EXTRACTED MATERIAL:
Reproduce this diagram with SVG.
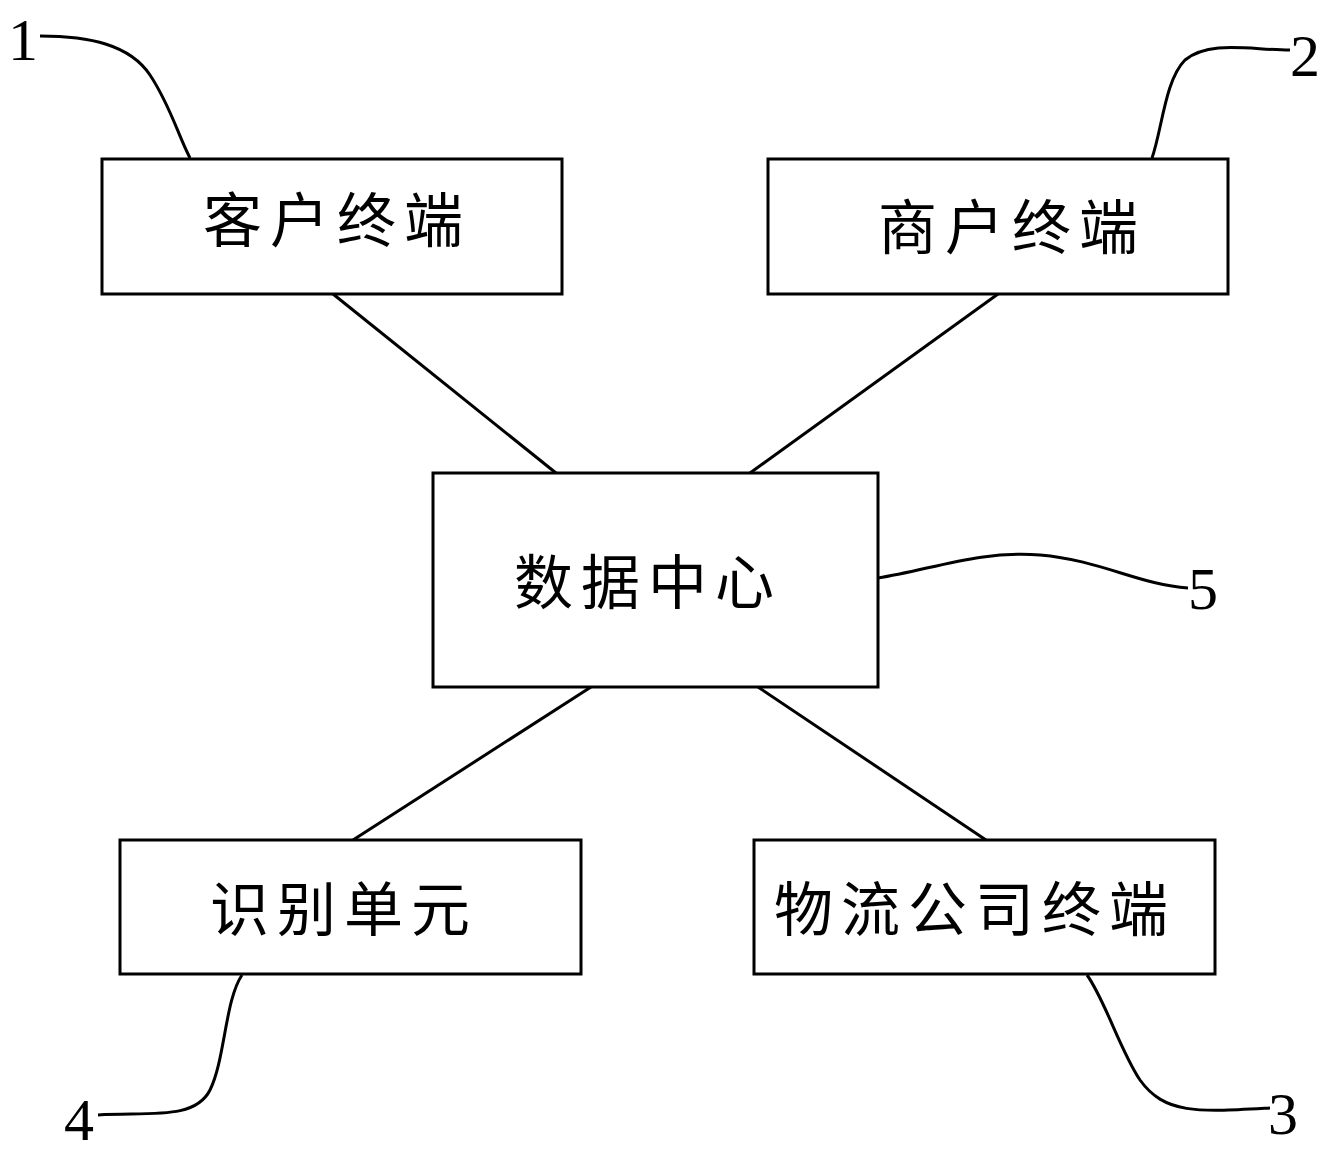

* * *

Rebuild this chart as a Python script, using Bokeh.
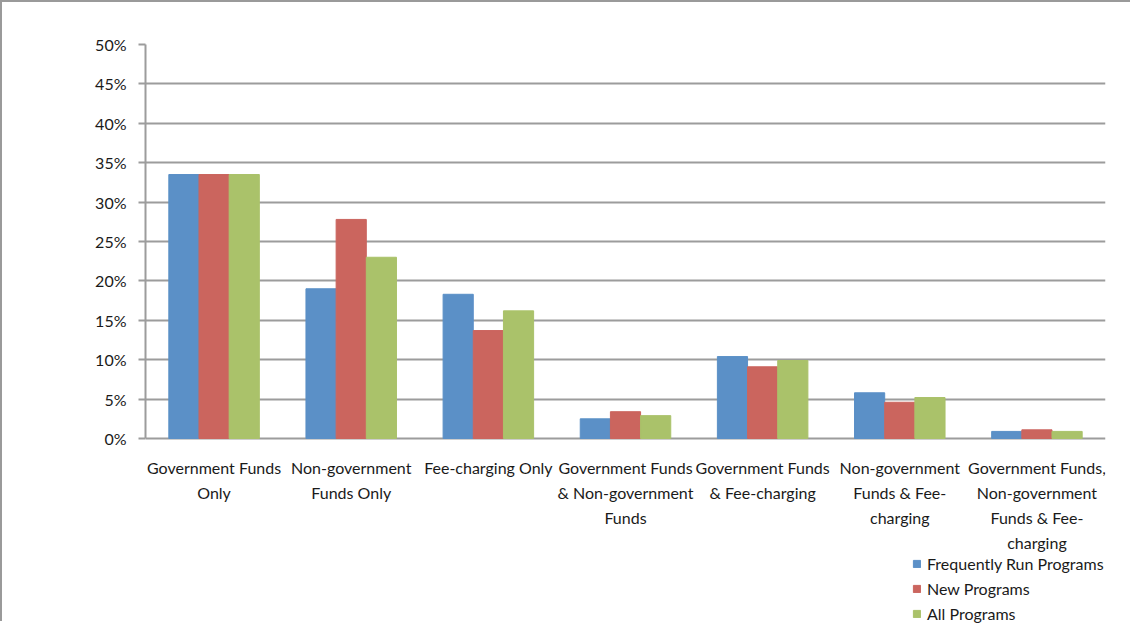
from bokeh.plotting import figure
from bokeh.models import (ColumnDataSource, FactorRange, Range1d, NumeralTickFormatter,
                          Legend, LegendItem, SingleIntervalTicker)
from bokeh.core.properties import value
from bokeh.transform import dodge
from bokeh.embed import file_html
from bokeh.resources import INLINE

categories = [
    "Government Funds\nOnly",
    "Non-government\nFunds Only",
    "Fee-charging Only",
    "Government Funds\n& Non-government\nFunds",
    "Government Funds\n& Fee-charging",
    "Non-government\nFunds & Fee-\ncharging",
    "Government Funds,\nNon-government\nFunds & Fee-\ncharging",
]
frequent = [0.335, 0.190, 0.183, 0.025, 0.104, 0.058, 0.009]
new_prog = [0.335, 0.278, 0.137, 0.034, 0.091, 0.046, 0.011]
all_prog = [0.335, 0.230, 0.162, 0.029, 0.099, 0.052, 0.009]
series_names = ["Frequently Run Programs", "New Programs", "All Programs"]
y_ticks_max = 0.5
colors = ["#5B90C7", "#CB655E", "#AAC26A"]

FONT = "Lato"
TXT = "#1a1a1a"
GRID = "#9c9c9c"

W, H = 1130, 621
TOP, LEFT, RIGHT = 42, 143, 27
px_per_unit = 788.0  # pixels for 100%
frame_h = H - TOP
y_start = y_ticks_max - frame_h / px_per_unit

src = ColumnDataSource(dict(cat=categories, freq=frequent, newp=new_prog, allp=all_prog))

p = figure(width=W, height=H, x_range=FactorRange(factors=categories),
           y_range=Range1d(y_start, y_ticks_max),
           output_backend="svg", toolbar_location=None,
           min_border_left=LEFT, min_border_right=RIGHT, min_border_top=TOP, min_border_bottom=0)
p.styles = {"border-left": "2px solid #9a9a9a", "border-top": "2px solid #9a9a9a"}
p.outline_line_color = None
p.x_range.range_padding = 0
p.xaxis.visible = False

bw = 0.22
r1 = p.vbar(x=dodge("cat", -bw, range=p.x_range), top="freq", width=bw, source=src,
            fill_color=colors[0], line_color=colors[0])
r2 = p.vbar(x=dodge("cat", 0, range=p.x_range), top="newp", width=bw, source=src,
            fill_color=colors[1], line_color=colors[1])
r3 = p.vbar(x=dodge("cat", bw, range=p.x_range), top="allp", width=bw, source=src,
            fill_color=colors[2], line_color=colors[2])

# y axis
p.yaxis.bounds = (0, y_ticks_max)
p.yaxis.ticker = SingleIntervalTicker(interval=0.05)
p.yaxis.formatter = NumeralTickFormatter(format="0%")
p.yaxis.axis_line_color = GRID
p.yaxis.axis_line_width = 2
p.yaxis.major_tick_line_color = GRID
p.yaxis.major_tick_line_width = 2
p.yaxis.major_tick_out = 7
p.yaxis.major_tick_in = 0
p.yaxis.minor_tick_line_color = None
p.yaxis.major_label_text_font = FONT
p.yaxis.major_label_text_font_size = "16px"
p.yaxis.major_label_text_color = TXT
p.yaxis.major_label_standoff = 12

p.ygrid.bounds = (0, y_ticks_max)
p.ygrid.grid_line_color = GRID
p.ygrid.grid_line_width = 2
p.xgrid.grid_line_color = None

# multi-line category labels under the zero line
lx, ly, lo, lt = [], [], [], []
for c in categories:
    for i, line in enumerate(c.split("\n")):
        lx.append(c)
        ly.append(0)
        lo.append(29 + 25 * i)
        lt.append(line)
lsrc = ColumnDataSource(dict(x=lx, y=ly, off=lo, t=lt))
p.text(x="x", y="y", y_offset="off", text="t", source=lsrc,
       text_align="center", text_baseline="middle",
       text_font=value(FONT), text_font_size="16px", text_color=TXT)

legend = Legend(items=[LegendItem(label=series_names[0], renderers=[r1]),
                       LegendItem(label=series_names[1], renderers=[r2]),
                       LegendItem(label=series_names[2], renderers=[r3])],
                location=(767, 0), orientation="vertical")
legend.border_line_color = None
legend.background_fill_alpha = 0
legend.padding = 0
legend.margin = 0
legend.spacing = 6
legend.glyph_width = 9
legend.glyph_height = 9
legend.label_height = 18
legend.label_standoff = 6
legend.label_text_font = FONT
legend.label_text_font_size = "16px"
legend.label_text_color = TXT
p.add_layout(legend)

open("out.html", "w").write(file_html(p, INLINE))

...

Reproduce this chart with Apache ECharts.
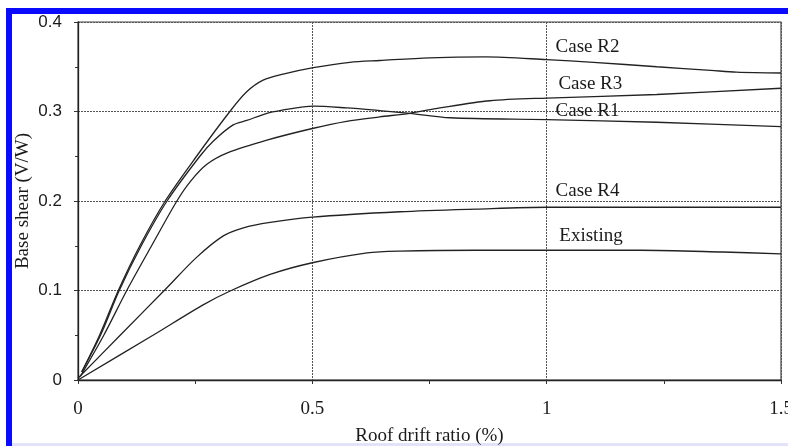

WORK REQUIRED: Select the lines in this material that hold the word "with", leaving none out.

TASK OUTPUT:
Reproduce this diagram with SVG.
Reproduce this chart with Apache ECharts.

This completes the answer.